Shortly after their friend Modigliani's death, the Castaings made the acquaintance of Soutine at the Café de la Rotonde in Montparnasse. The first meeting was difficult. Soutine refused the 100 franc note handed to him by Marcellin Castaing for a painting that Castaing had not even looked at it.[4] A few years later, in 1925, the Castaings could buy their first painting by this artist at Leopold Zborowski's, the primary art dealer of Soutine and of Modigliani, and became friends with him. From 1930 to 1935, he was a guest during the summer in their mansion in Lèves. They became the patrons and main buyers of Zborowski. Thanks to them, Soutine could hold his first exhibition in Chicago in 1935.
The Castaings possessed more than 40 paintings by this artist, which became the most important private collection of Soutine's works. Madeleine Castaing considered that he was the greatest painter of the 20th century. "Above others, he gives his hand to the Greco and Rembrandt", she claimed.[5]
Madeleine Castaing's portrait by Soutine, La Petite Madeleine des décorateurs, is now at The Metropolitan Museum of Art in New York. The words petite madeleine refer to the petite madeleine of Proust, an author whom Madeleine Castaing was especially interested; she spent decades reading In Search of Lost Time again and again, fully, several times.

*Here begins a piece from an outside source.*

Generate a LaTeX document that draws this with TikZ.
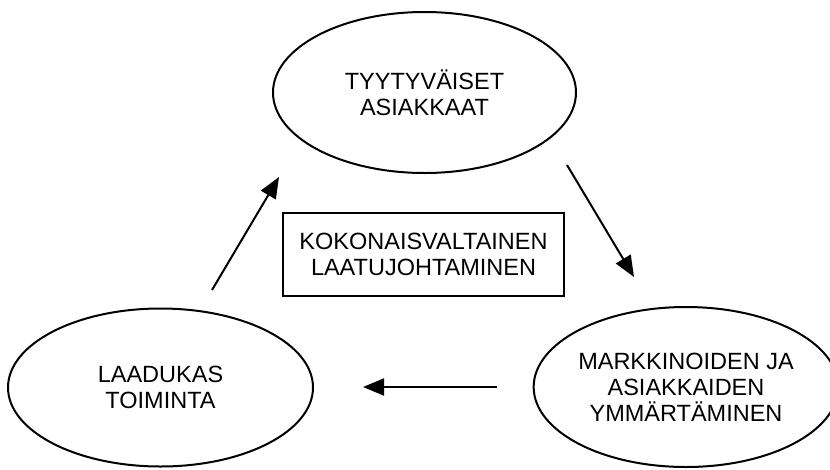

She had discovered this work in 1913.
Generally speaking, the Castaings were patrons of artists belonging to the École de Paris and to the Académie de la Grande Chaumière.
Madeleine Castaing was a friend of Erik Satie, Maurice Sachs, Blaise Cendrars, André Derain, Jean Cocteau (arranging his house in Milly-la-Forêt), Marc Chagall, Iché, Picasso, Henry Miller, Louise de Vilmorin (to whom she inspired the character of Julietta in the novel of the same name), and Francine Weisweiller (for whom she decorated the Villa Santo Sospir in Saint-Jean-Cap-Ferrat).[6] In the 1970s, she helped François-Marie Banier by purchasing a dozen of his photographs for 70,000 francs.[7]
The historian and politician Michel Castaing (1918–2004), the Castaings' younger son, was a famous expert in paleography. Michel's son, Frédéric Castaing, is a specialist in autographs and also a novelist.
When Michel Castaing died in 2004, the family mansion in Lèves was sold at auction by Sotheby's, as well as the family collection of paintings and art objects, including seven paintings by Soutine. Count Bruno de Caumont, artistic director at Edmond Petit, the company who edits Madeleine Castaing’s fabrics, and an expert of her style, arranged the items to be sold into decoration scenes [1].